Quant à Patrick Mennucci, vice-président du Conseil régional, même à mots comptés, il étrille le chef du département : "On est au paroxysme du pouvoir personnel." "Patrick est un peu malhonnête dans cette affaire. Quand il s'agissait de faire élire Ségolène Royal, ce système qu'il dénonce, l'arrangeait bien", attaque Jean-David Ciot. Mais si l'événement a clairement un goût de guerre ouverte, le maire du 1er secteur n'entend pas faire de sa critique un tremplin pour la dissidence. "Je ne claque pas la porte", s'empresse-t-il de préciser à La Provence. "Patrick, c'est un perroquet, il est toujours sur l'épaule de celui qui monte", ironise, un brin vachard, Jean-David Ciot… (1)
Le fond... et la forme
La dissidence a essaimé son pollen jusque dans les dortoirs que sont les sections locales. Pierre Orsatelli, porte-parole d'un collectif de militants baptisé "Renouveau PS 13" qui se réclame de 250 adhérents, juge "qu'il faut changer les pratiques, mettre fin au règne corrupteur de JNG". "Pierre Orsatelli n'a pas eu l'idée tout seul de s'essuyer les pieds sur le Président du Conseil général, explique Jean-David Ciot. Son épouse, Fatima Orsatelli, récemment élue au Conseil régional, est une protégée de Patrick Mennucci." Tiens, tiens. "Jean-David Ciot n'a aucune légitimité, c'est un socialiste d'intérêt qui sert son maître", tonne Orsatelli.
Un cri qui trouve écho chez le sociologue Jean Viard, élu apparenté socialiste à la communauté urbaine qui jugeait "surréaliste que Jean-Noël Guérini se représente à la présidence du Conseil général". Furieux, ce dernier lui répond publiquement : "Viard a la mémoire courte, il a été élu grâce à moi.

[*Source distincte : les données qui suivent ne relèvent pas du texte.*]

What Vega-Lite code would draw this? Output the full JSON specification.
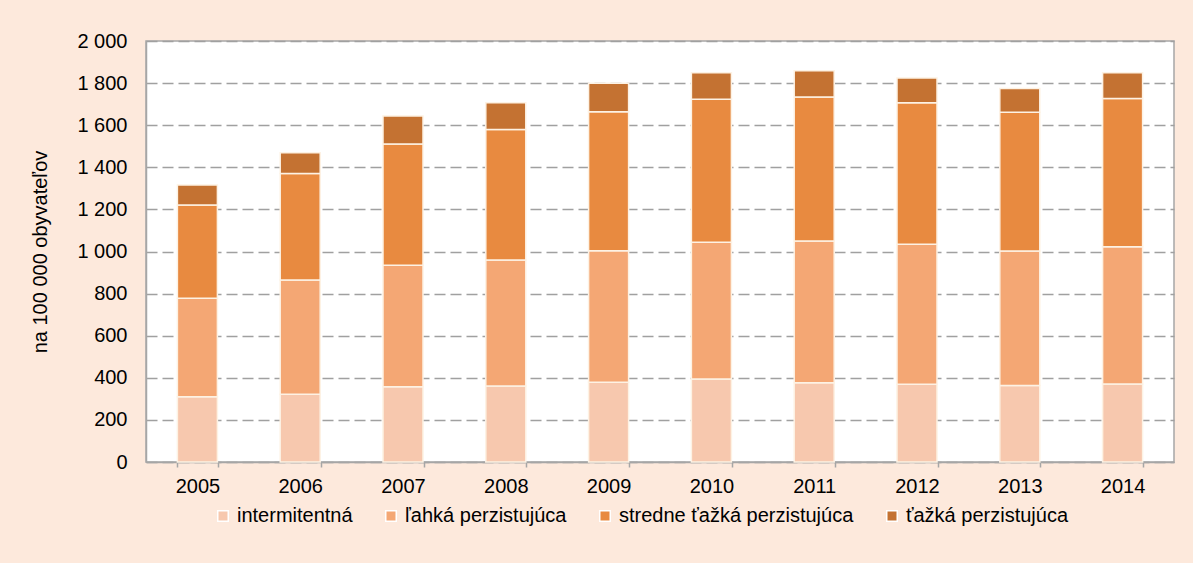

C'est d'ailleurs le seul qui ait gagné de l'argent durant la campagne des municipales, grâce au livre que nous avons fait ensemble (…). Il m'en veut peut-être, parce qu'il y a un an j'ai mis fin à sa subvention de 190.000 euros…"
Quand le fond se dérobe, il reste la forme ! Marie-Arlette Carlotti aussi a des griefs. Réélue dans le canton des Cinq-Avenues, elle a une crise d'introspection et "s'interroge sur la candidature Guérini". Puis, temporise et finit par voter docilement pour JNG, histoire de ne pas voir son avenir politique dans le rétro : "Martine Aubry nous demande de soutenir Jean-Noël Guérini, je ne vais pas aller contre notre première secrétaire." Désormais, à la fédé, son seul nom constitue un efficace repoussoir…
"Projet et dialogue", c'est le carburant de Jean-David Ciot. Tiré par ses rêves d'un parti meilleur. Le voilà plongé dans les clapotis d'une fédération dont les viscères trônent désormais à ciel ouvert. Avec pour feuille de route, l'ardente obligation de réussir un pari difficile, celui de maintenir la boutique à flot jusqu'au mois de juin et le rapport de la commission d'enquête (2). En attendant, le maire du Puy-Sainte-Réparade aboie et mord ceux qui, à défaut de brandir des idées, exhibent des figures à lapider : "Aujourd'hui, le débat est tronqué par des ambitions personnelles. Tous ceux qui visent des places se mettent à critiquer Guérini et un système dont ils ont bien profité." Renouveler perpétuellement l'espoir puis le décevoir, tel semble être le destin de la fédération socialiste des Bouches-du-Rhône…
(1) Entendu le 27 avril par la commission d'enquête, Jean-Noël Guérini a chargé Patrick Mennucci, "homme à tout faire (…) écrasant les camarades par sa prétention, sa suffisance…", mais aussi Michel Vauzelle. En retour, le président de la Région a accusé celui du département "d'être au cœur d'un système qui risque de porter tort au candidat socialiste lors de l'élection présidentielle".
(2) La commission d'enquête, composée de huit membres représentant les différentes sensibilités au PS, présidée par l'ancien ministre Alain Richard, doit rendre ses travaux avant le 20 juin.